Atmospheric turbulence reduces the imaging resolution of ground-based optical telescopes and seriously affects astronomical observations. At present, the most effective solution to this problem is adaptive optics (AO) technology combined with image post-reconstruction. Most large-aperture solar telescopes at home and abroad are equipped with AO systems, and the collected solar (adaptive optics) images can be further reconstructed by blind deconvolution, phase diversity, speckle reconstruction, or deep learning. Among them, the phase diversity is to add one or more additional imaging channels in the imaging system and use a set of images (focused and defocused images) of different imaging channels of the same object collected at the same time to estimate the wavefront aberration, and then restore the object image based on the wavefront aberration.

Phase diversity (PD) is essentially a more constrained multi-channel blind deconvolution method with higher reliability. However, the traditional phase diversity has poor robustness and can be easily affected by image noise and initial value, which makes the optimization process fall into local minimum and even leads to a lot of ringing artifacts in the reconstructed image. For this problem, the common solution is to use multiple sets of focused and defocused images for phase diversity, i.e., the phase-diverse speckle (PDS). The complementarity of high-frequency information between multiple sets of focused and defocused images can reduce the influence of image noise and wavefront phase estimation errors in the iterative process of the algorithm. However, in some practical situations, it is inconvenient to obtain multiple sets of focused and defocused images in which the object remains stationary, so it is difficult to apply the phase-diverse speckle method.

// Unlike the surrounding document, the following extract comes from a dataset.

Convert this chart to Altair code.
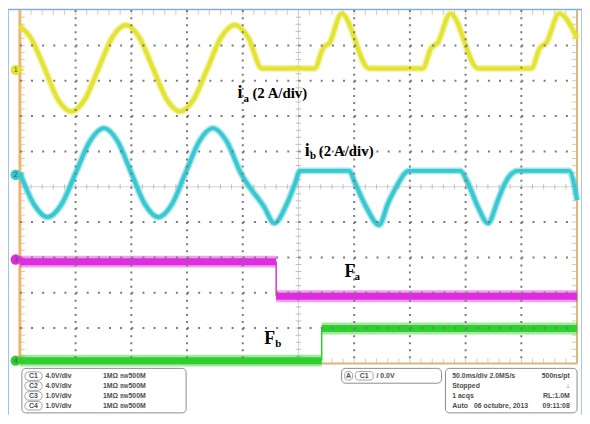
import altair as alt
import pandas as pd
import numpy as np

# ---- screen units: 10 time divisions (50 ms/div) x 10 vertical divisions ----
# channel 1 (ia, yellow)
ia_t = [0.0, 0.20, 0.444, 0.68, 0.924, 1.168, 1.412, 1.656, 1.901, 2.145,
        2.389, 2.633, 2.877, 3.121, 3.366, 3.610, 3.854, 4.10, 4.343,
        5.293, 5.44, 5.56, 5.773, 6.270, 7.229, 7.38, 7.50, 7.726, 8.224,
        9.183, 9.33, 9.45, 9.680, 10.0]
ia_v = [9.55, 9.20, 8.35, 7.48, 7.13, 7.48, 8.35, 9.22, 9.58, 9.22,
        8.35, 7.48, 7.13, 7.48, 8.35, 9.22, 9.58, 9.22, 8.35,
        8.35, 8.92, 9.08, 9.90, 8.35, 8.35, 8.92, 9.08, 9.90, 8.35,
        8.35, 8.92, 9.08, 9.90, 9.20]
# channel 2 (ib, cyan)
ib_t = [0.0, 0.25, 0.497, 0.75, 1.004, 1.257, 1.510, 1.754, 1.998, 2.242,
        2.487, 2.731, 2.975, 3.22, 3.464, 3.71, 3.961, 4.387,
        4.565, 4.796, 4.938, 5.027, 5.915, 6.004, 6.217, 6.448, 6.607, 6.767,
        6.980, 7.904, 8.028, 8.224, 8.401, 8.579, 8.703, 8.934, 9.858, 10.0]
ib_v = [5.40, 4.51, 4.14, 4.51, 5.40, 6.29, 6.66, 6.29, 5.40, 4.51,
        4.14, 4.51, 5.40, 6.29, 6.66, 6.29, 5.40, 4.42,
        3.97, 4.53, 5.09, 5.45, 5.45, 5.15, 4.42, 3.92, 4.53, 5.03,
        5.45, 5.45, 5.15, 4.42, 3.97, 4.62, 5.09, 5.45, 5.45, 4.62]
# channel 3 (Fa, magenta) and channel 4 (Fb, green): levels and switching instants
fa_t = [0.0, 4.600, 10.0]
fa_v = [2.88, 1.90]
fb_t = [0.0, 5.417, 10.0]
fb_v = [0.08, 0.99]

# channel ground markers
mk_ch = ["1", "2", "3", "4"]
mk_y = [8.31, 5.34, 2.94, 0.08]
colors = ["#e3e332", "#38c8d2", "#dc2edc", "#2ecf2e"]

# annotation labels
lab_main = ["i", "i", "F", "F"]
lab_sub = ["a", "b", "a", "b"]
lab_rest = ["(2 A/div)", "(2 A/div)", "", ""]
lab_x = [3.908, 5.115, 5.826, 4.387]
lab_y = [7.50, 5.87, 2.46, 0.56]
lab_sub_dx = [0.105, 0.090, 0.180, 0.195]
lab_rest_dx = [0.265, 0.250, 0.0, 0.0]

# status panel
box_x = [0.036, 5.773, 7.638]
box_x2 = [2.984, 7.567, 10.0]
box_y = [-0.14, -0.14, -0.14]
box_y2 = [-1.40, -0.56, -1.40]
row_y = [-0.36, -0.64, -0.92, -1.20]
ch_names = ["C1", "C2", "C3", "C4"]
ch_scale = ["4.0V/div", "4.0V/div", "1.0V/div", "1.0V/div"]
ch_imp = ["1MΩ", "1MΩ", "1MΩ", "1MΩ"]
ch_bw = ["500M", "500M", "500M", "500M"]
acq_left = ["50.0ms/div 2.0MS/s", "Stopped", "1 acqs", "Auto"]
acq_right = ["500ns/pt", "↓", "RL:1.0M", "09:11:08"]
acq_date = "06 octubre, 2013"
trig_text = "/ 0.0V"

# ------------------------------------------------------------------
xs = alt.Scale(domain=[0, 10], nice=False, zero=False)
ys = alt.Scale(domain=[0, 10], nice=False, zero=False)
X = lambda f="x": alt.X(f"{f}:Q", scale=xs, axis=None)
Y = lambda f="y": alt.Y(f"{f}:Q", scale=ys, axis=None)


def rules(df, **mk):
    enc = dict(x=X("x"), y=Y("y"))
    if "x2" in df:
        enc["x2"] = alt.X2("x2:Q")
    if "y2" in df:
        enc["y2"] = alt.Y2("y2:Q")
    return alt.Chart(df).mark_rule(**mk).encode(**enc)


def texts(df, **mk):
    return alt.Chart(df).mark_text(**mk).encode(x=X("x"), y=Y("y"), text="t:N")


layers = []

# outer window frame (blue)
frame = pd.DataFrame({"x": [-0.213, -0.213, 10.09], "x2": [-0.213, 10.09, 10.09],
                      "y": [10.02, 10.02, 10.02], "y2": [-1.45, 10.02, -1.45]})
layers.append(rules(frame, color="#7fb2e2", strokeWidth=1.5))

# graticule: center lines and minor ticks
steps = np.round(np.arange(0.2, 10.0, 0.2), 2)
layers.append(rules(pd.DataFrame({"x": [0, 5], "x2": [10, 5], "y": [5, 0], "y2": [5, 10]}),
                    color="#d4d4d4", strokeWidth=1))
layers.append(rules(pd.DataFrame({"x": steps, "y": 4.93, "y2": 5.07}), color="#bdbdbd", strokeWidth=1))
layers.append(rules(pd.DataFrame({"y": steps, "x": 4.95, "x2": 5.05}), color="#bdbdbd", strokeWidth=1))
# edge ticks
layers.append(rules(pd.DataFrame({"x": steps, "y": 9.86, "y2": 10}), color="#e0c79e", strokeWidth=1))
layers.append(rules(pd.DataFrame({"x": steps, "y": 0, "y2": 0.14}), color="#e0c79e", strokeWidth=1))
layers.append(rules(pd.DataFrame({"y": steps, "x": 0, "x2": 0.09}), color="#e0c79e", strokeWidth=1))
layers.append(rules(pd.DataFrame({"y": steps, "x": 9.91, "x2": 10}), color="#e0c79e", strokeWidth=1))
# plot edges
layers.append(rules(pd.DataFrame({"x": [0, 10], "x2": [10, 10], "y": [0, 0], "y2": [0, 10]}),
                    color="#d8b77e", strokeWidth=2))
layers.append(rules(pd.DataFrame({"x": [0], "y": [0], "y2": [10]}), color="#efb56e", strokeWidth=3))

# traces: Fa and Fb (noisy thick bands)
for t, v, c in [(fa_t, fa_v, colors[2]), (fb_t, fb_v, colors[3])]:
    seg = pd.DataFrame({"x": t[:-1], "x2": t[1:], "y": v})
    layers.append(rules(seg, color=c, strokeWidth=12, opacity=0.45))
    layers.append(rules(seg, color=c, strokeWidth=7))
    layers.append(rules(pd.DataFrame({"x": [t[1]], "y": [v[0]], "y2": [v[1]]}), color=c, strokeWidth=1.5))

# traces: ia and ib
for t, v, c in [(ia_t, ia_v, colors[0]), (ib_t, ib_v, colors[1])]:
    df = pd.DataFrame({"x": t, "y": v})
    layers.append(alt.Chart(df).mark_line(interpolate="monotone", color=c, strokeWidth=7,
                                          opacity=0.45).encode(x=X(), y=Y()))
    layers.append(alt.Chart(df).mark_line(interpolate="monotone", color=c, strokeWidth=4).encode(x=X(), y=Y()))

# dotted grid
grid_lines = [1, 2, 3, 4, 6, 7, 8, 9]
layers.append(rules(pd.DataFrame({"x": 0.0, "x2": 10.0, "y": grid_lines}),
                    color="#7a7a7a", strokeWidth=2, strokeDash=[2, 9.26]))
layers.append(rules(pd.DataFrame({"x": grid_lines, "y": 10.0, "y2": 0.0}),
                    color="#7a7a7a", strokeWidth=2, strokeDash=[2, 5.14]))

# channel markers
mk = pd.DataFrame({"x": -0.075, "y": mk_y, "t": mk_ch, "c": colors})
cs = alt.Scale(domain=colors, range=colors)
layers.append(alt.Chart(mk.assign(x=0.04)).mark_point(shape="triangle-right", filled=True, size=30, opacity=1)
              .encode(x=X(), y=Y(), color=alt.Color("c:N", scale=cs, legend=None)))
layers.append(alt.Chart(mk).mark_point(shape="circle", filled=True, size=110, opacity=1)
              .encode(x=X(), y=Y(), color=alt.Color("c:N", scale=cs, legend=None)))
layers.append(texts(mk, fontSize=7, font="DejaVu Sans", color="#555555", baseline="middle", align="center"))

# annotation labels
lab = pd.DataFrame({"x": lab_x, "y": lab_y, "t": lab_main})
sub = pd.DataFrame({"x": np.add(lab_x, lab_sub_dx), "y": np.subtract(lab_y, 0.09), "t": lab_sub})
rest = pd.DataFrame({"x": np.add(lab_x, lab_rest_dx), "y": lab_y, "t": lab_rest})
rest = rest[rest.t != ""]
layers.append(texts(lab, font="Liberation Serif", fontWeight="bold", fontSize=18, align="left",
                    baseline="alphabetic", color="#000000"))
layers.append(texts(sub, font="Liberation Serif", fontWeight="bold", fontSize=11, align="left",
                    baseline="alphabetic", color="#000000"))
layers.append(texts(rest, font="Liberation Serif", fontWeight="bold", fontSize=15, align="left",
                    baseline="alphabetic", color="#000000"))

# status panel boxes
boxes = pd.DataFrame({"x": box_x, "x2": box_x2, "y": box_y, "y2": box_y2})
layers.append(alt.Chart(boxes).mark_rect(fill="#ffffff", stroke="#8c8c8c", strokeWidth=1, cornerRadius=4)
              .encode(x=X(), x2="x2:Q", y=Y(), y2="y2:Q"))
badge = pd.DataFrame({"x": 0.09, "x2": 0.40, "y": np.add(row_y, 0.12), "y2": np.subtract(row_y, 0.12)})
layers.append(alt.Chart(badge).mark_rect(fill="#ffffff", stroke="#8c8c8c", strokeWidth=0.8, cornerRadius=4)
              .encode(x=X(), x2="x2:Q", y=Y(), y2="y2:Q"))
tbadge = pd.DataFrame({"x": [5.83, 6.02], "x2": [5.97, 6.34], "y": [-0.23, -0.23], "y2": [-0.47, -0.47]})
layers.append(alt.Chart(tbadge).mark_rect(fill="#ffffff", stroke="#8c8c8c", strokeWidth=0.8, cornerRadius=3)
              .encode(x=X(), x2="x2:Q", y=Y(), y2="y2:Q"))

small = dict(font="Liberation Sans", fontSize=7, fontWeight="bold", baseline="middle", color="#4d4d4d")
layers.append(texts(pd.DataFrame({"x": 0.245, "y": row_y, "t": ch_names}), align="center", **small))
layers.append(texts(pd.DataFrame({"x": 0.46, "y": row_y, "t": ch_scale}), align="left", **small))
layers.append(texts(pd.DataFrame({"x": 1.49, "y": row_y, "t": ch_imp}), align="left", **small))
layers.append(texts(pd.DataFrame({"x": 1.80, "y": row_y, "t": ["BW"] * 4}), align="left",
                    **{**small, "fontSize": 5}))
layers.append(texts(pd.DataFrame({"x": 1.95, "y": row_y, "t": ch_bw}), align="left", **small))
layers.append(texts(pd.DataFrame({"x": [5.90, 6.18], "y": -0.35, "t": ["A", "C1"]}), align="center", **small))
layers.append(texts(pd.DataFrame({"x": [6.40], "y": -0.35, "t": [trig_text]}), align="left", **small))
layers.append(texts(pd.DataFrame({"x": 7.76, "y": row_y, "t": acq_left}), align="left", **small))
layers.append(texts(pd.DataFrame({"x": 9.87, "y": row_y, "t": acq_right}), align="right", **small))
layers.append(texts(pd.DataFrame({"x": [8.15], "y": [row_y[3]], "t": [acq_date]}), align="left", **small))

chart = alt.layer(*layers).properties(
    width=563, height=357,
    padding={"left": 12, "top": 0, "right": 5, "bottom": 51},
    autosize=alt.AutoSizeParams(type="none"),
    background="#ffffff",
).configure_view(strokeWidth=0)

chart.save("out.html", embed_options={"renderer": "svg", "actions": False})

Inspired by the low-rank prior widely used in the robust principal component analysis (RPCA), noise and ringing artifacts are interference components that destroy the low-rank property of the original image. In order to improve the robustness of phase diversity for a single set of focused and defocused solar images, this paper proposes an improved phase diversity based on low rank prior, i.e., a new phase diversity model based on the nuclear norm regularization of the image is established, and the image sub-model and the phase sub-model are solved by the half-quadratic splitting method and BFGS respectively. Finally, reconstruction experiments and analysis are carried out on the simulated focused and defocused solar images. Compared with the classical phase diversity based on Tikhonov regularization, the phase diversity based on low rank prior can improve the accuracy of wavefront phase estimation and the quality of reconstructed images in terms of subjective visual effects and objective indexes in both the noise-free and noise-included cases.